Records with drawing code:
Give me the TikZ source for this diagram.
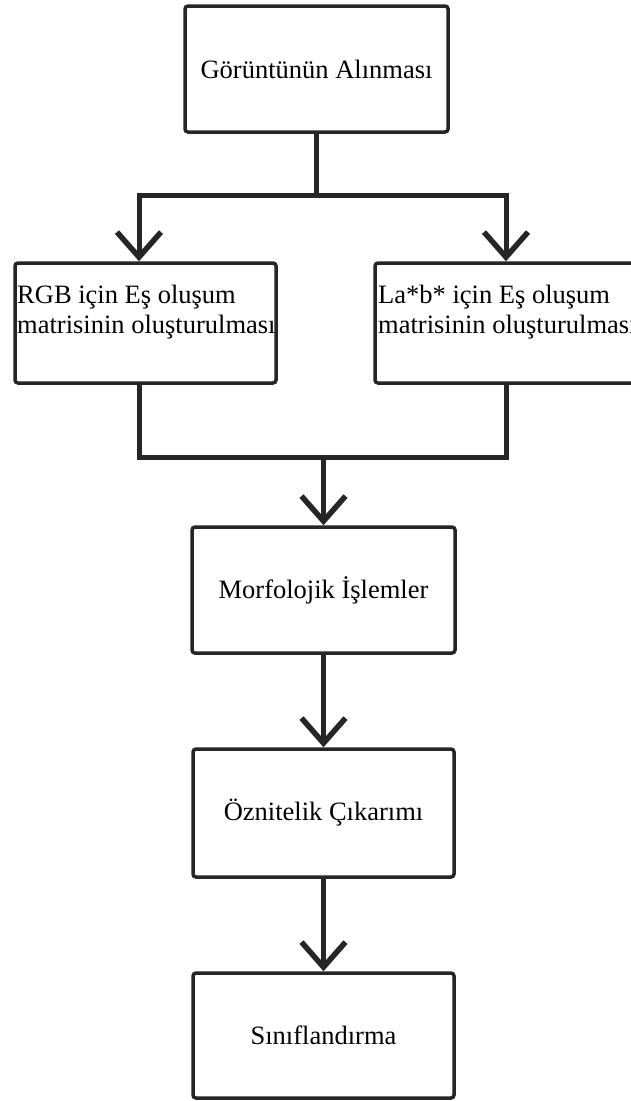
\documentclass[tikz,border=0pt]{standalone}
\usepackage{fontspec}
\setmainfont{Liberation Serif}
\usetikzlibrary{arrows.meta}
\definecolor{ink}{HTML}{262626}
\begin{document}
\begin{tikzpicture}[x=1pt,y=-1pt,
  box/.style={draw=ink, line width=3.5pt, rounded corners=3pt, fill=white, inner sep=0pt,
    font=\fontsize{26.5}{30}\selectfont, text=black},
  sidetext/.style={inner sep=0pt, align=left, font=\fontsize{26.5}{30}\selectfont, text=black},
  conn/.style={draw=ink, line width=5pt},
  arr/.style={conn, -{Straight Barb[length=25pt,width=44pt,line width=5.5pt]}}]
\fill[white] (0,0) rectangle (630,1101);
\useasboundingbox (0,0) rectangle (630,1101);

\node[box, minimum width=263pt, minimum height=126pt] (acq) at (316.5,69) {Görüntünün Alınması};
\node[box, minimum width=261pt, minimum height=120pt] (rgb) at (145.5,323) {};
\node[box, minimum width=270pt, minimum height=120pt] (lab) at (510,323) {};
\node[sidetext, anchor=west] (rgbt) at (17,312) {RGB için Eş oluşum\\matrisinin oluşturulması};
\node[sidetext, anchor=west] (labt) at (378,312) {La*b* için Eş oluşum\\matrisinin oluşturulması};
\node[box, minimum width=263pt, minimum height=126pt] (morf) at (323.5,590) {Morfolojik İşlemler};
\node[box, minimum width=261pt, minimum height=128pt] (oz) at (323.5,813) {Öznitelik Çıkarımı};
\node[box, minimum width=261pt, minimum height=125pt] (sin) at (323.5,1035.5) {Sınıflandırma};

\coordinate (j1) at (316.5,195);
\draw[conn] (acq.south) -- (j1);
\draw[arr] (j1) -| ([xshift=-6.5pt]rgb.north);
\draw[arr] (j1) -| ([xshift=-4pt]lab.north);

\coordinate (j2) at (323.5,457);
\draw[conn] ([xshift=-6.5pt]rgb.south) |- (j2);
\draw[conn] ([xshift=-4pt]lab.south) |- (j2);
\draw[arr] (j2) -- (morf.north);
\draw[arr] (morf.south) -- (oz.north);
\draw[arr] (oz.south) -- (sin.north);
\end{tikzpicture}
\end{document}
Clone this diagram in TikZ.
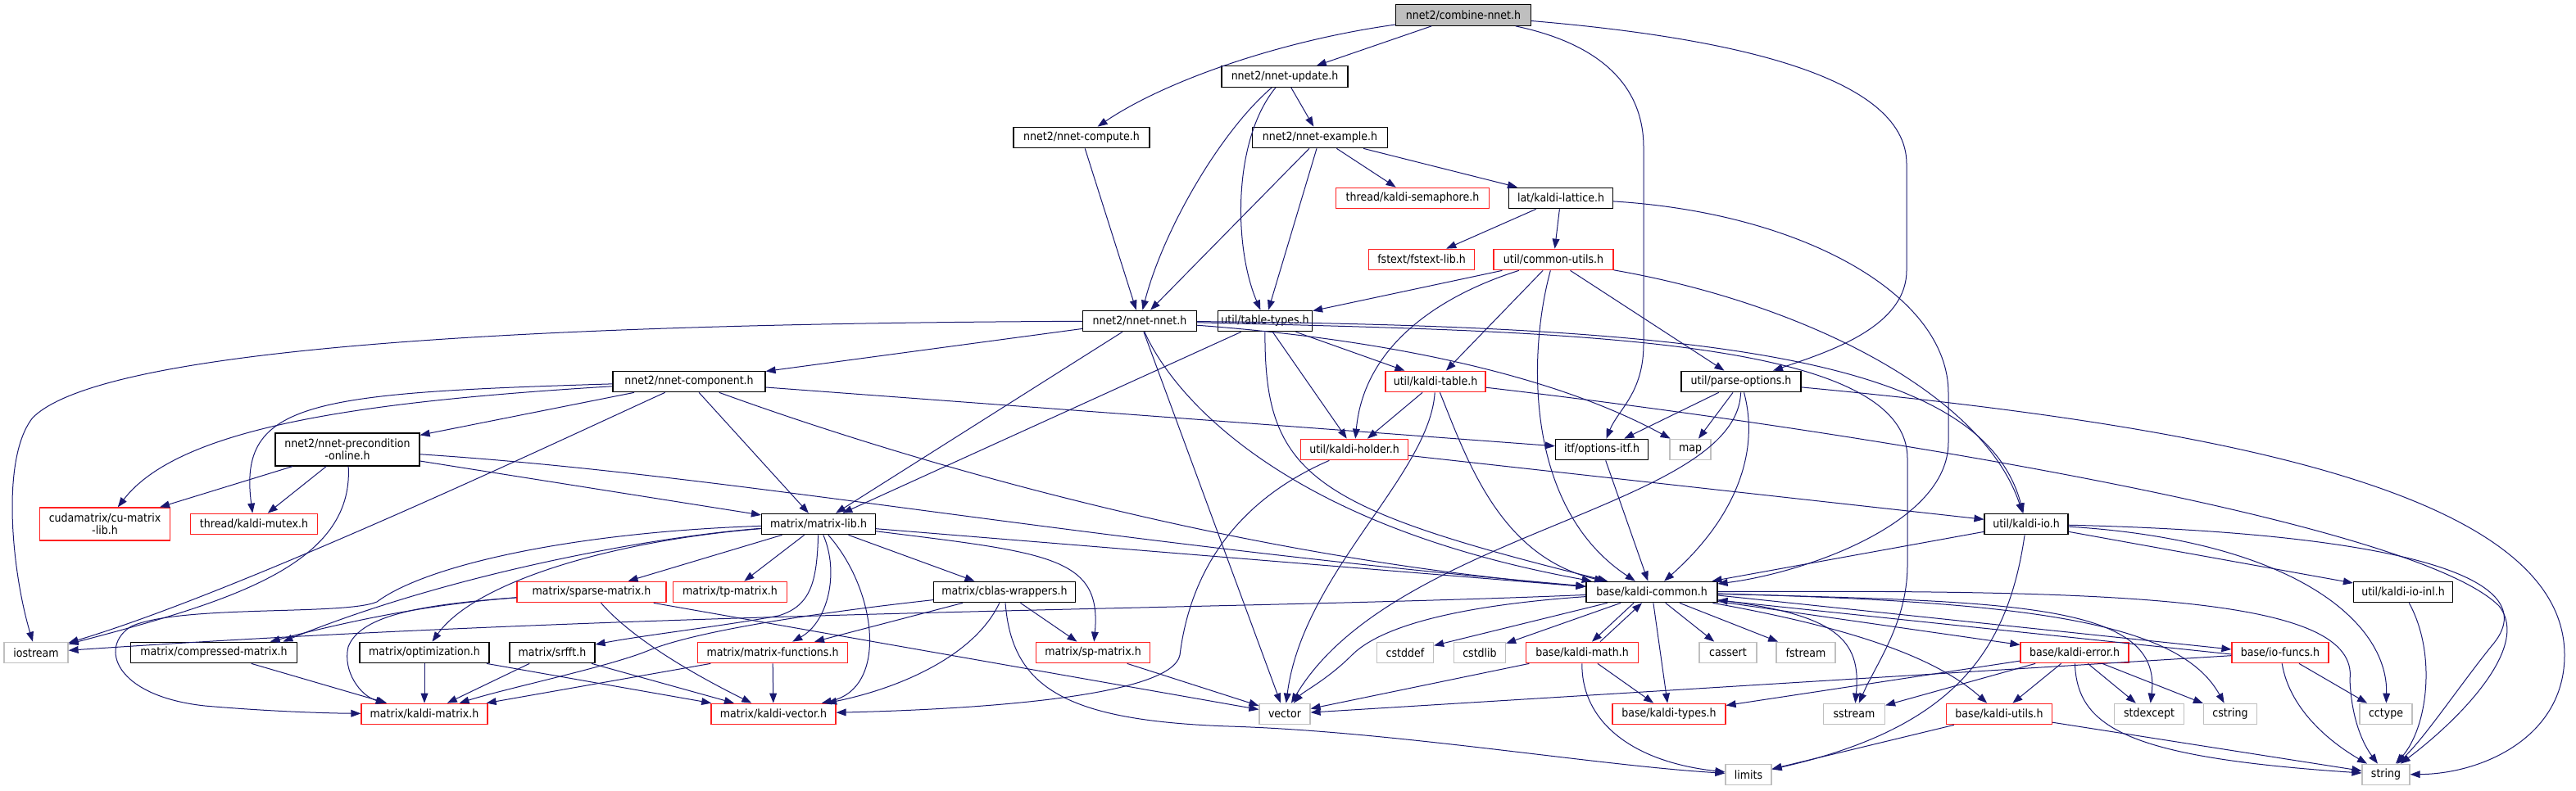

■ YOUR OBJECTIVE
Search the entries for the word "diagram" and copy every line that has it.

■ TASK ANSWER
Give me the TikZ source for this diagram.
Clone this diagram in TikZ.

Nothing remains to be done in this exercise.